Obesity a disease? Come on, really?

Let me start by saying I absolutely believe that some people’s struggle with their weight is a result of a specific disease. But as a personal trainer and fitness advocate, I know firsthand that lifestyle changes (nutrition and exercise choices) play a significant role in keeping obesity at bay for most people.

Last month the American Medical Association (AMA), the nation’s largest physician group, officially recognized obesity as a disease. Heavy debate has surrounded this issue for years.

Proponents maintain that it will help focus medical attention on obesity and help remove the stigma that’s associated with it—changing the perception that it is simply the result of eating too much or exercising too little.  The political and financial implications are substantial as it could help improve reimbursement for obesity drugs, surgery and counseling. Obesity treatments already qualify as tax deductions.

The AMA’s Council on Science and Public Health, which was commissioned to study the issue last year recommended against obesity being considered a disease primarily because the measure usually used to define obesity, the body mass index (B.M.I.), is simplistic and flawed. Using this grossly inaccurate diagnostic tool, treatments might be given to some perfectly healthy people with high B.M.I.s while others with low B.M.I. and dangerous levels of body fat and metabolic problems might be overlooked.

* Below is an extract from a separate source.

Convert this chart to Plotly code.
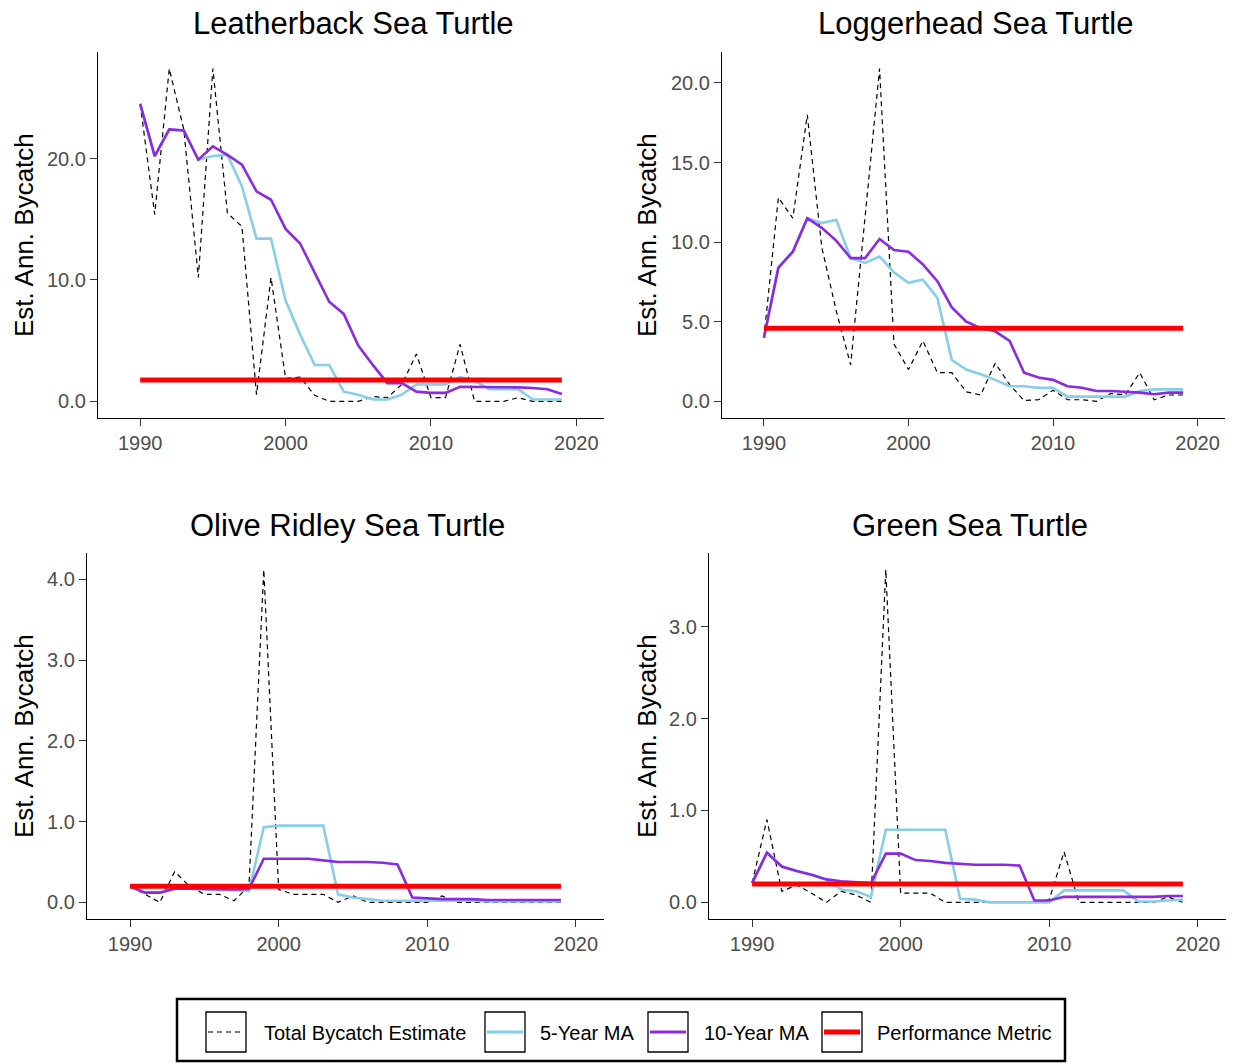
import plotly.graph_objects as go

W, H = 1241, 1063

years = list(range(1990, 2020))

# ---------------- data ----------------
species = ["Leatherback Sea Turtle", "Loggerhead Sea Turtle",
           "Olive Ridley Sea Turtle", "Green Sea Turtle"]

leather_total = [24.5, 15.4, 27.4, 22.4, 10.2, 27.4, 15.5, 14.4, 0.55, 10.2,
                 1.9, 2.0, 0.5, 0.0, 0.0, 0.0, 0.4, 0.3, 1.4, 3.9,
                 0.3, 0.3, 4.7, 0.0, 0.0, 0.0, 0.3, 0.0, 0.0, 0.0]
leather_ma5 = [24.5, 20.2, 22.4, 22.3, 19.9, 20.2, 20.3, 17.7, 13.4, 13.4,
               8.3, 5.5, 3.0, 3.0, 0.8, 0.55, 0.15, 0.15, 0.55, 1.4,
               1.4, 1.4, 2.0, 1.7, 1.0, 1.0, 1.0, 0.15, 0.15, 0.15]
leather_ma10 = [24.5, 20.2, 22.4, 22.3, 19.9, 21.0, 20.3, 19.5, 17.3, 16.6,
                14.2, 13.0, 10.6, 8.2, 7.2, 4.6, 3.0, 1.5, 1.5, 0.8,
                0.7, 0.7, 1.2, 1.2, 1.2, 1.2, 1.15, 1.1, 1.0, 0.6]
leather_metric = 1.75

logger_total = [4.0, 12.8, 11.5, 18.0, 9.7, 5.7, 2.3, 11.6, 20.9, 3.6,
                2.0, 3.8, 1.8, 1.8, 0.6, 0.4, 2.4, 1.05, 0.05, 0.1,
                0.7, 0.1, 0.1, 0.0, 0.5, 0.4, 1.8, 0.1, 0.4, 0.4]
logger_ma5 = [4.0, 8.4, 9.4, 11.5, 11.2, 11.4, 9.0, 8.7, 9.1, 8.1,
              7.45, 7.65, 6.5, 2.6, 2.0, 1.7, 1.35, 0.95, 0.95, 0.85,
              0.85, 0.3, 0.3, 0.3, 0.3, 0.3, 0.65, 0.75, 0.75, 0.75]
logger_ma10 = [4.0, 8.4, 9.4, 11.5, 10.9, 10.1, 9.0, 9.0, 10.2, 9.5,
               9.4, 8.6, 7.55, 5.9, 5.0, 4.6, 4.4, 3.8, 1.8, 1.5,
               1.35, 0.95, 0.85, 0.65, 0.65, 0.6, 0.55, 0.45, 0.55, 0.55]
logger_metric = 4.6

olive_total = [0.2, 0.1, 0.0, 0.38, 0.2, 0.1, 0.1, 0.02, 0.2, 4.12,
               0.16, 0.1, 0.1, 0.1, 0.0, 0.08, 0.0, 0.0, 0.0, 0.0,
               0.0, 0.08, 0.0, 0.0, 0.0, 0.0, 0.0, 0.0, 0.0, 0.0]
olive_ma5 = [0.2, 0.12, 0.12, 0.17, 0.17, 0.16, 0.15, 0.15, 0.14, 0.93,
             0.95, 0.95, 0.95, 0.95, 0.1, 0.06, 0.04, 0.02, 0.02, 0.02,
             0.02, 0.02, 0.02, 0.02, 0.01, 0.01, 0.01, 0.01, 0.01, 0.01]
olive_ma10 = [0.2, 0.12, 0.12, 0.17, 0.17, 0.165, 0.16, 0.16, 0.165, 0.54,
              0.54, 0.54, 0.54, 0.52, 0.5, 0.5, 0.5, 0.49, 0.47, 0.06,
              0.05, 0.04, 0.04, 0.04, 0.03, 0.03, 0.03, 0.03, 0.03, 0.03]
olive_metric = 0.2

green_total = [0.21, 0.9, 0.12, 0.19, 0.1, 0.0, 0.12, 0.08, 0.0, 3.62,
               0.1, 0.1, 0.1, 0.0, 0.0, 0.0, 0.0, 0.0, 0.0, 0.0,
               0.03, 0.55, 0.0, 0.0, 0.0, 0.0, 0.0, 0.0, 0.06, 0.0]
green_ma5 = [0.21, 0.54, 0.39, 0.34, 0.3, 0.25, 0.14, 0.12, 0.06, 0.79,
             0.79, 0.79, 0.79, 0.79, 0.04, 0.03, 0.0, 0.0, 0.0, 0.0,
             0.0, 0.13, 0.13, 0.13, 0.13, 0.13, 0.01, 0.01, 0.02, 0.03]
green_ma10 = [0.21, 0.54, 0.39, 0.34, 0.3, 0.25, 0.23, 0.22, 0.21, 0.53,
              0.53, 0.46, 0.45, 0.43, 0.42, 0.41, 0.41, 0.41, 0.40, 0.02,
              0.02, 0.06, 0.06, 0.06, 0.06, 0.06, 0.06, 0.06, 0.07, 0.07]
green_metric = 0.2

x_ticks = [1990, 2000, 2010, 2020]
y_ticks = [[0, 10, 20], [0, 5, 10, 15, 20], [0, 1, 2, 3, 4], [0, 1, 2, 3]]

legend_labels = ["Total Bycatch Estimate", "5-Year MA", "10-Year MA", "Performance Metric"]

# ---------------- styling ----------------
FONT = "Liberation Sans, Arial, sans-serif"
C_TOTAL = "black"
C_MA5 = "#87CEEB"
C_MA10 = "#8A2BE2"
C_METRIC = "#FF0000"

panels = [
    (leather_total, leather_ma5, leather_ma10, leather_metric),
    (logger_total, logger_ma5, logger_ma10, logger_metric),
    (olive_total, olive_ma5, olive_ma10, olive_metric),
    (green_total, green_ma5, green_ma10, green_metric),
]

# plot-area boxes in pixels: (left, right, top, bottom)
boxes = [(98, 604, 52, 418), (722, 1225, 52, 418),
         (87, 604, 553, 919), (709, 1226, 553, 919)]
ytitle_x = [24, 647, 24, 647]


def px_x(x):
    return x / W


def px_y(y):
    return 1 - y / H


fig = go.Figure()
annotations = []
shapes = []

for i, ((tot, ma5, ma10, metric), (l, r, t, b)) in enumerate(zip(panels, boxes)):
    n = i + 1
    xa = "x" if n == 1 else f"x{n}"
    ya = "y" if n == 1 else f"y{n}"
    fig.add_trace(go.Scatter(x=years, y=tot, mode="lines", xaxis=xa, yaxis=ya,
                             line=dict(color=C_TOTAL, width=1.2, dash="5px,4px"),
                             showlegend=False, hoverinfo="x+y"))
    fig.add_trace(go.Scatter(x=years, y=ma5, mode="lines", xaxis=xa, yaxis=ya,
                             line=dict(color=C_MA5, width=2.6),
                             showlegend=False))
    fig.add_trace(go.Scatter(x=years, y=ma10, mode="lines", xaxis=xa, yaxis=ya,
                             line=dict(color=C_MA10, width=2.6),
                             showlegend=False))
    fig.add_trace(go.Scatter(x=[years[0], years[-1]], y=[metric, metric], mode="lines",
                             xaxis=xa, yaxis=ya,
                             line=dict(color=C_METRIC, width=5),
                             showlegend=False))

    ymax = max(max(tot), max(ma5), max(ma10), metric)
    common = dict(showline=True, linecolor="black", linewidth=1.2, ticks="outside",
                  ticklen=7, tickwidth=1.1, tickcolor="#333333", showgrid=False,
                  zeroline=False, tickfont=dict(family=FONT, size=20, color="#4D4D4D"))
    fig.update_layout(**{
        ("xaxis" if n == 1 else f"xaxis{n}"): dict(
            domain=[px_x(l), px_x(r)], anchor=ya, range=[1987.1, 2021.9],
            tickvals=x_ticks, **common),
        ("yaxis" if n == 1 else f"yaxis{n}"): dict(
            domain=[px_y(b), px_y(t)], anchor=xa, range=[-0.05 * ymax, 1.05 * ymax],
            tickvals=y_ticks[i], tickformat=".1f", **common),
    })

    annotations.append(dict(text=species[i], x=px_x((l + r) / 2 + 2), y=px_y(t - 28),
                            xref="paper", yref="paper", showarrow=False,
                            xanchor="center", yanchor="middle",
                            font=dict(family=FONT, size=31, color="black")))
    annotations.append(dict(text="Est. Ann. Bycatch", x=px_x(ytitle_x[i]), y=px_y((t + b) / 2),
                            xref="paper", yref="paper", showarrow=False, textangle=-90,
                            xanchor="center", yanchor="middle",
                            font=dict(family=FONT, size=26, color="black")))

# ---------------- custom legend ----------------
shapes.append(dict(type="rect", xref="paper", yref="paper",
                   x0=px_x(177), x1=px_x(1065), y0=px_y(1061), y1=px_y(999),
                   line=dict(color="black", width=2.5), fillcolor="white", layer="below"))
key_boxes = [206, 485, 648, 822]
text_x = [262, 538, 702, 875]
key_styles = [dict(color=C_TOTAL, width=1.2, dash="5px,4px"),
              dict(color=C_MA5, width=2.8),
              dict(color=C_MA10, width=2.8),
              dict(color=C_METRIC, width=5)]
for kx, tx, st, lab in zip(key_boxes, text_x, key_styles, legend_labels):
    shapes.append(dict(type="rect", xref="paper", yref="paper",
                       x0=px_x(kx), x1=px_x(kx + 40), y0=px_y(1052), y1=px_y(1012),
                       line=dict(color="black", width=1.3)))
    shapes.append(dict(type="line", xref="paper", yref="paper",
                       x0=px_x(kx + 2), x1=px_x(kx + 38), y0=px_y(1032), y1=px_y(1032),
                       line=st))
    annotations.append(dict(text=lab, x=px_x(tx), y=px_y(1033), xref="paper", yref="paper",
                            showarrow=False, xanchor="left", yanchor="middle",
                            font=dict(family=FONT, size=20, color="black")))

fig.update_layout(width=W, height=H, margin=dict(l=0, r=0, t=0, b=0),
                  paper_bgcolor="white", plot_bgcolor="white",
                  annotations=annotations, shapes=shapes, showlegend=False,
                  font=dict(family=FONT))

fig.write_html("out.html")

“Medicalizing” obesity by declaring it a disease immediately classifies one-third of Americans as “diseased”(36% according to the Center for Disease Control). This designation will exponentially grow the number of treatments and surgeries (the obesity health market) and increase the financial toll on the economy. (I’m guessing the political pressure was “ big” on this given all the pharmaceutical and device companies (lapband) that will reap the profits.) Again, I’m not debating that some obese people suffer from very specific hormonal / glandular and metabolic conditions and require treatment. I’m questioning  the prudence of lumping all obese people into this general disease category, without being able to truly substantiate their disease status. Suddenly all obese people are victims, absolved not only of any personal responsibility for their condition, but also robbed of their personal efficacy to positively effect change  in their lives and their futures on a very basic level.

The obesity disease classification is in perfect sync with the “the take the easy way out, just give me a pill or schedule my surgery, victim mentality”.  This mindset is a pervasive, ugly and very real disease that is eating away at the spirit of our country.

Let’s face it; obesity / the diabetes epidemic  is not a disease that goes back through the ages.It is a condition of 21st Century Westernized Civilizations. What does that tell you? Clearly it is not a disease of the body; it is the disease of our culture and our minds. It’s our over indulgences – horrendous diets (fast, processed, junk foods) and our  under indulgence in an active lifestyle  (excessive inactivity tv, video games, desk jobs). Soda, high fructose corn syrup, refined sugar, MSG, these are some of the worst culprits. I’m not saying that the deck is not stacked against us – food scientists have been working for decades to create the addictions that keep us feeding our fixes. And now, big pharma, medical device and healthcare companies are joining with the mega food corporations in a gluttonous, greedy frenzy that is destroying our bodies, wallets & psyches. Let’s push back (from the table) together and regain our personal power, health and wellness. Quick, let’s do it before they classify laziness as a disease.